INFORMATION PROVIDED —
****************

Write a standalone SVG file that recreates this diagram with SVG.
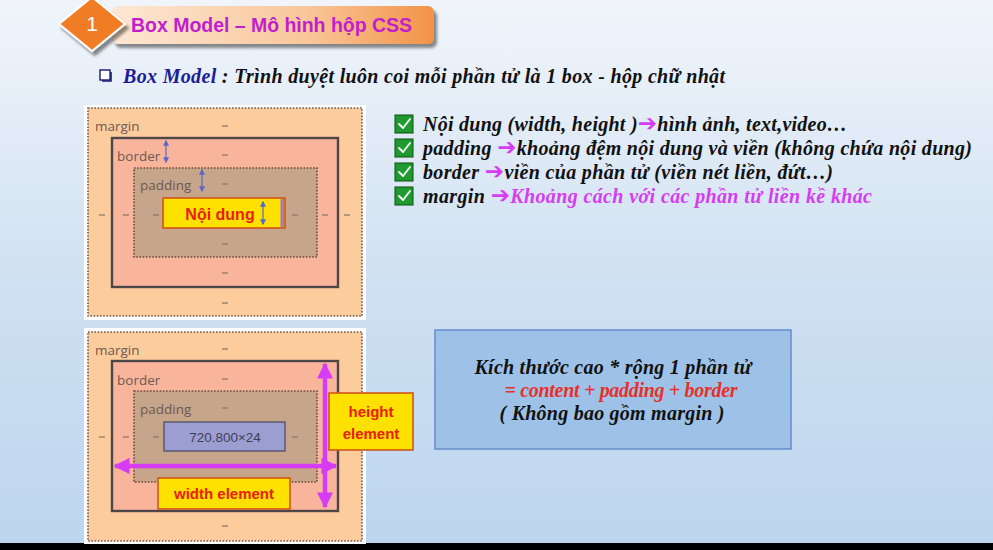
<svg xmlns="http://www.w3.org/2000/svg" width="993" height="550" viewBox="0 0 993 550">
  <defs>
    <linearGradient id="bg" x1="0" y1="0" x2="0" y2="1">
      <stop offset="0" stop-color="#f1f5fb"/>
      <stop offset="0.5" stop-color="#d0e1f2"/>
      <stop offset="1" stop-color="#bcd5ee"/>
    </linearGradient>
    <linearGradient id="titleBar" x1="0" y1="0" x2="1" y2="0">
      <stop offset="0" stop-color="#fde7d4"/>
      <stop offset="0.6" stop-color="#f9c79b"/>
      <stop offset="1" stop-color="#f29347"/>
    </linearGradient>
    <filter id="shadow" x="-10%" y="-10%" width="130%" height="140%">
      <feGaussianBlur in="SourceAlpha" stdDeviation="1.5"/>
      <feOffset dx="3" dy="4" result="o"/>
      <feComponentTransfer><feFuncA type="linear" slope="0.45"/></feComponentTransfer>
      <feMerge><feMergeNode/><feMergeNode in="SourceGraphic"/></feMerge>
    </filter>
    <marker id="magHead" viewBox="0 0 10 10" refX="9" refY="5" markerWidth="3.6" markerHeight="3.6" orient="auto-start-reverse" markerUnits="strokeWidth">
      <path d="M0,0 L10,5 L0,10 Z" fill="#d63cf5"/>
    </marker>
    <marker id="blueHead" viewBox="0 0 10 10" refX="8" refY="5" markerWidth="5" markerHeight="5" orient="auto-start-reverse" markerUnits="strokeWidth">
      <path d="M0,0 L10,5 L0,10 Z" fill="#5868c8"/>
    </marker>
  </defs>
  <style>
    .serif { font-family: "Liberation Serif", "Times New Roman", serif; font-weight: bold; font-style: italic; }
    .sans { font-family: "Liberation Sans", Arial, sans-serif; }
    .lbl { font-family: "Open Sans", "Liberation Sans", sans-serif; font-size: 13.5px; fill: #6b5a55; }
    .dash { stroke: #8a7a70; stroke-width: 1.3; }
    .marginBox { fill: #fdcc9d; stroke: #6a5a50; stroke-width: 1.6; stroke-dasharray: 1.6 1.6; }
    .frame { fill: #ffffff; }
    .borderBox { fill: #f9b59c; stroke: #4d4748; stroke-width: 2.4; }
    .padBox { fill: #c7a58a; stroke: #6a4a3a; stroke-width: 1.6; stroke-dasharray: 1.6 1.6; }
    .yellow { fill: #ffe100; stroke: #d0561a; stroke-width: 1.6; }
    .redTxt { fill: #e8200c; font-weight: bold; }
    .check { fill: #1f9a2f; stroke: #0c4d14; stroke-width: 1; }
    .tick { fill: none; stroke: #ffffff; stroke-width: 1.8; stroke-linecap: round; stroke-linejoin: round; }
    .magArrow { stroke: #d63cf5; stroke-width: 4.5; fill: none; marker-start: url(#magHead); marker-end: url(#magHead); }
    .blueArrow { stroke: #5868c8; stroke-width: 1.2; fill: none; marker-start: url(#blueHead); marker-end: url(#blueHead); }
    .item { font-size: 20px; fill: #111; }
    .arr { fill: #d63cf5; font-family: "DejaVu Sans", sans-serif; font-style: normal; font-weight: bold; font-size: 23px; }
  </style>

  <!-- background -->
  <rect x="0" y="0" width="993" height="550" fill="url(#bg)"/>
  <rect x="0" y="543" width="993" height="7" fill="#000"/>

  <!-- title -->
  <g id="title">
    <rect x="112" y="6" width="322" height="38" rx="6" fill="url(#titleBar)" filter="url(#shadow)"/>
    <polygon points="92,-3 125,24 92,51 59,24" fill="#f07d28" stroke="#ffffff" stroke-width="2" filter="url(#shadow)"/>
    <text x="92" y="31" class="sans" font-size="21" fill="#ffffff" text-anchor="middle">1</text>
    <text x="131" y="32" class="sans" font-size="19.5" font-weight="bold" fill="#c21fcc" textLength="281">Box Model – Mô hình hộp CSS</text>
  </g>

  <!-- subtitle -->
  <g id="subtitle">
    <rect x="100" y="70" width="10" height="10" fill="#ffffff" stroke="#1a1a6e" stroke-width="1.4"/>
    <path d="M111,72 V81 H102" fill="none" stroke="#1a1a6e" stroke-width="1.6"/>
    <text x="123" y="83" class="serif" font-size="20" fill="#111" textLength="602"><tspan fill="#1c1c96">Box Model</tspan> : Trình duyệt luôn coi mỗi phần tử là 1 box -  hộp chữ nhật</text>
  </g>

  <!-- box model panel (top) -->
  <g id="box-model-top">
    <rect class="frame" x="84" y="105" width="282" height="215"/>
    <rect class="marginBox" x="88" y="108" width="274" height="208"/>
    <rect class="borderBox" x="112" y="138" width="226" height="149"/>
    <rect class="padBox" x="134" y="168" width="183" height="89"/>
    <rect class="yellow" x="163" y="198" width="122" height="30"/>
    <rect x="280.5" y="199" width="3.5" height="28" fill="#a07ad0"/>
    <text class="lbl" x="95" y="131">margin</text>
    <text class="lbl" x="117" y="161">border</text>
    <text class="lbl" x="140" y="190">padding</text>
    <text class="sans redTxt" x="220" y="220" font-size="16" text-anchor="middle">Nội dung</text>
    <g>
      <line class="dash" x1="222" y1="126" x2="228" y2="126"/>
      <line class="dash" x1="222" y1="155" x2="228" y2="155"/>
      <line class="dash" x1="222" y1="184" x2="228" y2="184"/>
      <line class="dash" x1="222" y1="244" x2="228" y2="244"/>
      <line class="dash" x1="222" y1="273" x2="228" y2="273"/>
      <line class="dash" x1="222" y1="303" x2="228" y2="303"/>
      <line class="dash" x1="99" y1="215" x2="105" y2="215"/>
      <line class="dash" x1="123" y1="215" x2="129" y2="215"/>
      <line class="dash" x1="153" y1="215" x2="159" y2="215"/>
      <line class="dash" x1="292" y1="215" x2="298" y2="215"/>
      <line class="dash" x1="322" y1="215" x2="328" y2="215"/>
      <line class="dash" x1="344" y1="215" x2="350" y2="215"/>
    </g>
  </g>

  <!-- box model panel (bottom) -->
  <g id="box-model-bottom">
    <rect class="frame" x="84" y="328" width="282" height="216"/>
    <rect class="marginBox" x="88" y="332" width="274" height="209"/>
    <rect class="borderBox" x="112" y="361" width="226" height="150"/>
    <rect class="padBox" x="134" y="391" width="183" height="91"/>
    <rect x="164" y="422" width="121" height="29" fill="#9c9ed2" stroke="#55556a" stroke-width="1.4"/>
    <text class="lbl" x="95" y="355">margin</text>
    <text class="lbl" x="117" y="385">border</text>
    <text class="lbl" x="140" y="414">padding</text>
    <text class="sans" x="225" y="442" font-size="13.5" fill="#3e3e5a" text-anchor="middle">720.800×24</text>
    <g>
      <line class="dash" x1="222" y1="349" x2="228" y2="349"/>
      <line class="dash" x1="222" y1="379" x2="228" y2="379"/>
      <line class="dash" x1="222" y1="408" x2="228" y2="408"/>
      <line class="dash" x1="222" y1="526" x2="228" y2="526"/>
      <line class="dash" x1="99" y1="437" x2="105" y2="437"/>
      <line class="dash" x1="123" y1="437" x2="129" y2="437"/>
      <line class="dash" x1="153" y1="437" x2="159" y2="437"/>
      <line class="dash" x1="292" y1="437" x2="298" y2="437"/>
    </g>
  </g>

  <!-- size arrows and small measure marks -->
  <g id="connectors">
    <line class="blueArrow" x1="166" y1="141" x2="166" y2="162"/>
    <line class="blueArrow" x1="202" y1="170" x2="202" y2="191"/>
    <line class="blueArrow" x1="263" y1="202" x2="263" y2="224"/>
    <line class="magArrow" x1="115" y1="466" x2="336" y2="466"/>
    <line class="magArrow" x1="325" y1="364" x2="325" y2="507"/>
  </g>

  <g id="width-element">
    <rect class="yellow" x="158" y="478" width="132" height="31"/>
    <text class="sans redTxt" x="224" y="499" font-size="15" text-anchor="middle">width element</text>
  </g>

  <g id="height-element">
    <rect class="yellow" x="329" y="393" width="84" height="57"/>
    <text class="sans redTxt" x="371" y="417" font-size="15" text-anchor="middle">height</text>
    <text class="sans redTxt" x="371" y="439" font-size="15" text-anchor="middle">element</text>
  </g>

  <!-- checklist -->
  <g id="checklist" class="serif">
    <g>
      <rect class="check" x="395" y="115" width="18" height="18"/>
      <polyline class="tick" points="399,124 403,128 410,119"/>
      <text class="item" x="423" y="131" textLength="424">Nội dung (width, height )<tspan class="arr">➔</tspan>hình ảnh, text,video…</text>
    </g>
    <g>
      <rect class="check" x="395" y="139" width="18" height="18"/>
      <polyline class="tick" points="399,148 403,152 410,143"/>
      <text class="item" x="423" y="155" textLength="549">padding <tspan class="arr">➔</tspan>khoảng đệm nội dung và viền (không chứa nội dung)</text>
    </g>
    <g>
      <rect class="check" x="395" y="163" width="18" height="18"/>
      <polyline class="tick" points="399,172 403,176 410,167"/>
      <text class="item" x="423" y="179" textLength="410">border <tspan class="arr">➔</tspan>viền của phần tử (viền nét liền, đứt…)</text>
    </g>
    <g>
      <rect class="check" x="395" y="187" width="18" height="18"/>
      <polyline class="tick" points="399,196 403,200 410,191"/>
      <text class="item" x="423" y="203" textLength="449">margin <tspan class="arr">➔</tspan><tspan fill="#d63cf0">Khoảng cách với các phần tử liền kề khác</tspan></text>
    </g>
  </g>

  <!-- formula box -->
  <g id="size-formula">
    <rect x="435" y="330" width="356" height="119" fill="#9ec2e7" stroke="#6b90cf" stroke-width="1.6"/>
    <text class="serif" x="613" y="374" font-size="20" fill="#111" text-anchor="middle" textLength="277">Kích thước cao * rộng 1 phần tử</text>
    <text class="serif" x="621" y="397" font-size="20" fill="#e8302a" text-anchor="middle" textLength="233">= content + padding + border</text>
    <text class="serif" x="612" y="420" font-size="20" fill="#111" text-anchor="middle" textLength="225">( Không bao gồm margin )</text>
  </g>
</svg>
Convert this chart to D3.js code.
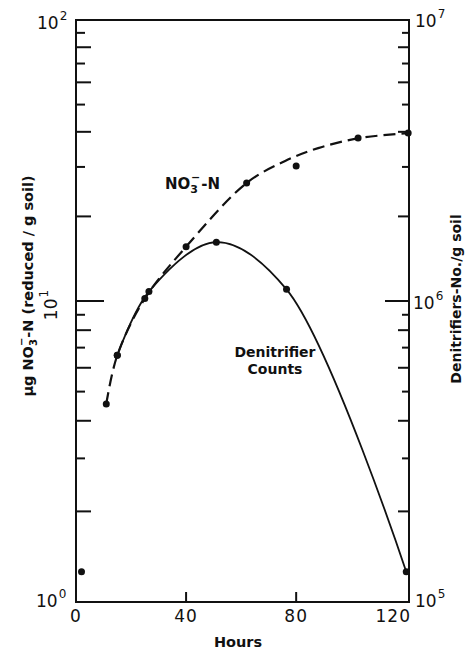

****************

In the records above, how many lines hold the string "this"? Reply with only the number.

RIGHT ANSWER —
2